On veut tout savoir, tout voir, tout comprendre. Plus question de ne travailler qu'au seul "feeling", il faut en donner plus, il faut argumenter. Les fonds de pension raisonnent à long terme et... exigent une rentabilité élevée à court terme ! Philippe Manière, auteur de Marx à la corbeille, voit dans leur exigence une chance pour la France : celle de dynamiser l'économie en améliorant sans cesse la rentabilité des entreprises.

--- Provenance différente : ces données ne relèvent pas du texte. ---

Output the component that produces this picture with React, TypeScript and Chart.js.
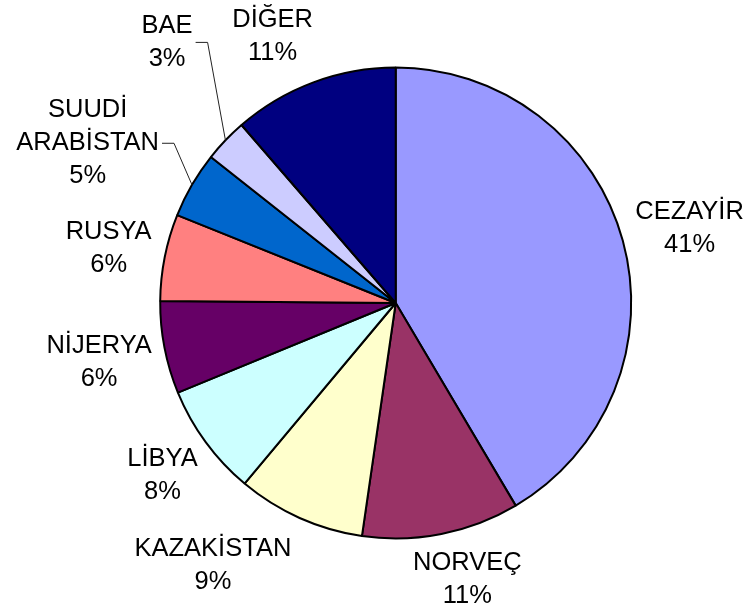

Peut-être un moyen de passer mieux que d'autres le cap de la mondialisation et de l'Euro. Autant dire que l'écart se creusera dès lors encore plus entre les entreprises dont les fonds de pension sont actionnaires et les autres. Munies de moyens financiers nouveaux et conséquents, poussées par un niveau d'exigence fort, elles atteignent pour certaines une excellence économique qui ne peut que satisfaire les actionnaires. Il suffit d'observer avec quel brio le groupe Accor aujourd'hui maîtrise son développement. Une stratégie brillante qui l'amène après avoir consolidé sa présence sur tous les marchés, à maîtriser maintenant la distribution de ses produits. Après la reprise de Frantour, de Visit France, l'accord avec Sélectour et la création de Carlson Wagonlit, Accor détient les meilleures cartes pour vendre ses chambres. La compétition est dure, très dure... aux autres de savoir riposter. Autant d'efforts et d'intelligence pour que les salariés français permettent aux retraités américains de couler des jours heureux... C'est tout de même dommage que les résistances à la création des fonds de pension français soient aussi fortes et qu'elles condamnent les retraités français à ne pas profiter, eux aussi, des dividendes de leurs efforts.